Casa Herradura’s official name is Hacienda San José del Refugio, and the high-walled compound once served as a refuge for Mexican Catholics who were being targeted by the government. The pastoral hacienda, where wild horses roam through the fields and some workers still live in casitas on the property, has been producing Tequila since 1870. Close to the town of Tequila, the estate is about an hour’s drive from Guadalajara, but visitors can opt for the Tequila Express, a train that connects the estate with Mexico’s second-largest city.
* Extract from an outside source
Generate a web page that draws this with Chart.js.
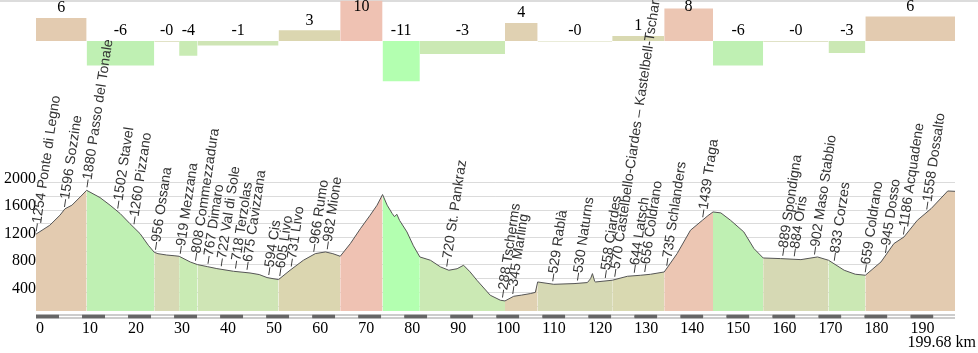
<!DOCTYPE html>
<html lang="en">
<head>
  <meta charset="UTF-8" />
  <title>Profilo altimetrico</title>
  <script src="https://cdn.jsdelivr.net/npm/chart.js"></script>
  <style>
    body {
      margin: 0;
      background: #fff;
    }
    canvas {
      display: block;
    }
  </style>
</head>
<body>
  <canvas id="profile" width="978" height="353"></canvas>

  <script>
    // route length
    const TOTAL_KM = 199.68;

    // elevation profile (km / m)
    const PROFILE_KM = [0, 3.0, 5.2, 6.3, 7.8, 9.6, 11.0, 13.9, 16.1, 18.3, 20.4, 22.6, 24.4, 25.7, 26.5, 28.4, 30.0, 31.1,
      33.5, 35.1, 37.3, 39.3, 42.9, 46.5, 48.5, 50.2, 51.5, 52.7, 55.2, 58.1, 60.7, 62.9, 64.5, 66.1, 68.3, 70.5, 72.6,
      74.1, 75.3, 76.3, 77.4, 77.9, 78.4, 79.0, 80.6, 82.0, 83.4, 85.7, 87.9, 89.7, 91.5, 92.9, 94.3, 95.8, 98.7, 100.9,
      101.9, 103.8, 105.5, 107.4, 108.5, 109.0, 112.5, 116.9, 119.8, 120.5, 120.9, 121.4, 121.6, 125.2, 128.5, 131.4,
      133.5, 136.5, 139.3, 142.2, 144.8, 146.0, 147.1, 148.8, 150.9, 153.8, 156.0, 158.0, 161.8, 166.2, 169.8, 172.2,
      175.6, 178.0, 180.2, 183.6, 186.4, 188.6, 191.5, 194.5, 198.1, 199.68];
    const PROFILE_ELEV = [1250, 1380, 1526, 1620, 1672, 1793, 1890, 1784, 1672, 1550, 1404, 1258, 1088, 985, 965, 945, 935, 927,
      844, 805, 775, 747, 708, 683, 660, 616, 600, 587, 723, 869, 966, 990, 965, 927, 1112, 1331, 1526,
      1672, 1828, 1672, 1550, 1505, 1540, 1450, 1282, 1080, 917, 869, 771, 723, 745, 796, 700, 577, 358, 285,
      275, 343, 360, 382, 400, 552, 518, 528, 543, 600, 674, 560, 552, 577, 635, 650,
      664, 698, 966, 1307, 1453, 1520, 1574, 1560, 1453, 1282, 1039, 902, 893, 878, 917, 869,
      723, 665, 650, 844, 1112, 1209, 1453, 1623, 1880, 1875];

    // gradient segments: start km and average gradient (%)
    const SEG_START = [0, 11.0, 25.7, 31.1, 35.1, 52.7, 66.1, 75.3, 83.4, 101.9, 109.0, 125.2, 136.5, 147.1, 158.0, 172.2, 180.2];
    const GRADE = [5.6, -6.0, -0.2, -3.6, -1.1, 2.6, 10.0, -10.8, -3.2, 4.4, -0.1, 1.2, 7.9, -6.0, -0.2, -2.9, 6.0];

    // waypoints
    const PLACE_KM = [0, 6.1, 11.0, 17.7, 21.2, 25.9, 31.3, 34.6, 37.3, 40.2, 43.3, 45.8, 50.5, 52.9, 55.4, 60.3, 63.2,
      89.2, 101.3, 103.5, 112.2, 117.6, 123.6, 125.7, 129.9, 132.2, 137.0, 144.8, 162.2, 164.7, 169.1, 173.4,
      180.1, 184.5, 188.4, 193.5];
    const PLACE_ELEV = [1254, 1596, 1880, 1502, 1260, 956, 919, 808, 767, 722, 718, 675, 594, 605, 731, 966, 982,
      720, 288, 345, 529, 530, 558, 570, 644, 656, 735, 1439, 889, 884, 902, 833,
      659, 945, 1186, 1558];
    const PLACE_NAME = ['Ponte di Legno', 'Sozzine', 'Passo del Tonale', 'Stavel', 'Pizzano', 'Ossana', 'Mezzana',
      'Commezzadura', 'Dimaro', 'Val di Sole', 'Terzolas', 'Cavizzana', 'Cis', 'Livo', 'Livo', 'Rumo', 'Mione',
      'St. Pankraz', 'Tscherms', 'Marling', 'Rablà', 'Naturns', 'Ciardes',
      'Castelbello-Ciardes – Kastelbell-Tschars', 'Latsch', 'Coldrano', 'Schlanders', 'Traga', 'Spondigna', 'Oris',
      'Maso Stabbio', 'Corzes', 'Coldrano', 'Dosso', 'Acquadene', 'Dossalto'];

    // axis ticks
    const X_TICKS = [0, 10, 20, 30, 40, 50, 60, 70, 80, 90, 100, 110, 120, 130, 140, 150, 160, 170, 180, 190];
    const Y_GRID = [200, 400, 600, 800, 1000, 1200, 1400, 1600, 1800, 2000];
    const Y_LABELS = [400, 800, 1200, 1600, 2000];

    // colours per gradient segment
    const BAND_COLORS = ['#e3cbb0', '#bff0b3', '#d7d9b4', '#c9ebb4', '#cfe5b5', '#dbd6b0', '#efc2b3', '#b3ffb0', '#cbe9b4',
      '#e0d1b2', '#d6d9b4', '#d9d9b1', '#ecc6b3', '#bff0b3', '#d6d9b4', '#cbe8b4', '#e3cbb0'];

    const GRADE_CLAMP = 9.8;
    const serif = "'Liberation Serif', 'Times New Roman', serif";
    const sans = "'Liberation Sans', Arial, sans-serif";

    function segIndex(km) {
      let i = 0;
      while (i + 1 < SEG_START.length && SEG_START[i + 1] <= km + 1e-6) i++;
      return i;
    }

    function elevAt(km) {
      for (let i = 1; i < PROFILE_KM.length; i++) {
        if (km <= PROFILE_KM[i]) {
          const t = (km - PROFILE_KM[i - 1]) / (PROFILE_KM[i] - PROFILE_KM[i - 1]);
          return PROFILE_ELEV[i - 1] + t * (PROFILE_ELEV[i] - PROFILE_ELEV[i - 1]);
        }
      }
      return PROFILE_ELEV[PROFILE_ELEV.length - 1];
    }

    const clampGrade = g => Math.max(-GRADE_CLAMP, Math.min(GRADE_CLAMP, g));

    const profilePoints = PROFILE_KM.map((km, i) => ({ x: km, y: PROFILE_ELEV[i] }));
    const gradePoints = SEG_START.map((km, i) => ({ x: km, y: clampGrade(GRADE[i]) }));
    gradePoints.push({ x: TOTAL_KM, y: clampGrade(GRADE[GRADE.length - 1]) });

    // extra drawing: top rule, km band, gradient values, place names
    const decorations = {
      id: 'decorations',
      beforeDatasetsDraw(chart) {
        const c = chart.ctx;
        c.save();
        c.fillStyle = '#dcdcdc';
        c.fillRect(0, 0, chart.width, 2);
        c.restore();
      },
      afterDraw(chart) {
        const c = chart.ctx;
        const xs = chart.scales.x;
        const ys = chart.scales.y;
        const gs = chart.scales.yg;
        const area = chart.chartArea;
        c.save();

        // km band under the plot
        const bandTop = area.bottom + 3.5;
        for (let k = 0, n = 0; k < TOTAL_KM; k += 5, n++) {
          const x0 = xs.getPixelForValue(k);
          const x1 = xs.getPixelForValue(Math.min(k + 5, TOTAL_KM));
          c.fillStyle = n % 2 === 0 ? '#666' : '#999';
          c.fillRect(x0, bandTop, x1 - x0, 4);
          if (n % 2 === 1) {
            c.fillStyle = '#fff';
            c.fillRect(x0, bandTop + 1, x1 - x0, 2);
          }
        }

        // gradient values
        c.font = '16px ' + serif;
        c.fillStyle = '#000';
        c.textAlign = 'center';
        c.textBaseline = 'middle';
        const base = gs.getPixelForValue(0);
        SEG_START.forEach((km, i) => {
          const end = i + 1 < SEG_START.length ? SEG_START[i + 1] : TOTAL_KM;
          const mid = (xs.getPixelForValue(km) + xs.getPixelForValue(end)) / 2;
          const top = Math.min(base, gs.getPixelForValue(clampGrade(GRADE[i])));
          c.fillText(GRADE[i].toFixed(0), mid, Math.max(7, top - 10));
        });

        // place names
        c.font = '14px ' + sans;
        c.fillStyle = '#333';
        c.textAlign = 'left';
        PLACE_KM.forEach((km, i) => {
          const x = xs.getPixelForValue(km);
          const y = ys.getPixelForValue(elevAt(km)) - 3;
          c.save();
          c.translate(x, y);
          c.rotate(-81.5 * Math.PI / 180);
          c.fillText('\u2013' + PLACE_ELEV[i] + ' ' + PLACE_NAME[i], 0, 0);
          c.restore();
        });

        // total distance
        c.font = '16px ' + serif;
        c.fillStyle = '#000';
        c.textAlign = 'right';
        c.fillText(TOTAL_KM + ' km', chart.width - 2, 343);
        c.restore();
      }
    };

    new Chart(document.getElementById('profile'), {
      type: 'line',
      data: {
        datasets: [
          {
            label: 'gradient',
            data: gradePoints,
            yAxisID: 'yg',
            stepped: true,
            fill: { value: 0 },
            borderWidth: 0,
            borderColor: 'transparent',
            backgroundColor: BAND_COLORS[0],
            pointRadius: 0,
            segment: {
              backgroundColor: ctx => BAND_COLORS[ctx.p0DataIndex]
            }
          },
          {
            label: 'elevation',
            data: profilePoints,
            yAxisID: 'y',
            fill: 'start',
            borderColor: '#555',
            borderWidth: 1,
            backgroundColor: BAND_COLORS[0],
            pointRadius: 0,
            segment: {
              backgroundColor: ctx => BAND_COLORS[segIndex(ctx.p0.parsed.x)]
            }
          }
        ]
      },
      options: {
        responsive: false,
        animation: false,
        layout: { padding: { left: 0, right: 23, top: 0, bottom: 0 } },
        plugins: {
          legend: { display: false },
          tooltip: { enabled: false }
        },
        scales: {
          x: {
            type: 'linear',
            min: 0,
            max: TOTAL_KM,
            grid: { display: false },
            border: { display: false },
            afterBuildTicks: s => { s.ticks = X_TICKS.map(v => ({ value: v })); },
            afterFit: s => { s.height = 42; s.paddingRight = 0; s.paddingLeft = 0; },
            ticks: {
              align: 'start',
              padding: 0,
              autoSkip: false,
              maxRotation: 0,
              color: '#000',
              font: { family: serif, size: 16 }
            }
          },
          y: {
            position: 'left',
            min: 128,
            max: 4668,
            z: 1,
            grid: { color: 'rgba(0,0,0,0.14)', drawTicks: false },
            border: { display: false },
            afterBuildTicks: s => { s.ticks = Y_GRID.map(v => ({ value: v })); },
            afterFit: s => { s.width = 36; s.paddingTop = 0; s.paddingBottom = 0; },
            ticks: {
              padding: 0,
              labelOffset: -4,
              autoSkip: false,
              color: '#000',
              font: { family: serif, size: 16 },
              callback: v => Y_LABELS.includes(v) ? String(v) : ''
            }
          },
          yg: {
            display: false,
            min: -65.85,
            max: 10
          }
        }
      },
      plugins: [decorations]
    });
  </script>
</body>
</html>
We received more than a behind-the-scenes tour; we got to handle a coa, a circular blade with a long handle weighing about 15 pounds used to harvest and clean the pencas (leaves) off the blue agave plants. Stabbing at the large plant while trying to keep it from moving made us wish we had worn steel-toed boots. The jimador — the name for the agave field worker, as well as the name of Mexico’s best-selling brand of Tequila, also produced by Herradura — has a delicate balancing act: he must cut away as much of the leaf as possible, so the Tequila does not have a bitter taste, but if he cuts off too much, then he is wasting the crop. While we struggled with my single plant, we learned that the jimadores harvest and clean a whopping 120 of these in every 6-1/2-hour shift.
After five to ten years of growth, an average piña (agave heart) weighs about 75 pounds, which would produce about six liters of Tequila. We saw the piñas transported to large ovens where the plants are slowly baked, and even got to chew on the sweet, fibrous result. The liquid produced during cooking is combined with the juices extracted from shredding, pressing and spraying the cooked agave with water to produce the sweet mosto fresco, which is then fermented by naturally-occurring yeast. After a few days of sugar turning into alcohol, the juice, now known as mosto muerto, is distilled twice and barreled. Forget farm-to-table, It was quite enjoyable to see the whole farm-to-Tequila process, especially as we got numerous taste samples along the way.
Journalists were invited to the plant to try Herradura’s Second Limited Edition in its Coleccion de la Casa product line, Reserva 2013, Cognac Cask Finish Reposado. We enjoyed the release, which rests in medium-char American oak barrels for 11 months before being transferred to French oak casks that previously held Cognac for the final three months of aging. Reserva 2013, with its complex flavor profile, is available in the U.S. now. But we also had the privilege of trying some 110-proof Tequila directly from the pot still. Despite its strength, we found it to be delightful on the palate, with lots of pepper and lemon zest notes, a long finish and no alcoholic burn. It’s slated to be sold in Mexico soon. I’m hoping this, too, makes it north of the border.
In the future, when we enjoy Herradura Tequila, we’ll wonder, did this come from the actual agave plant that we cleaned?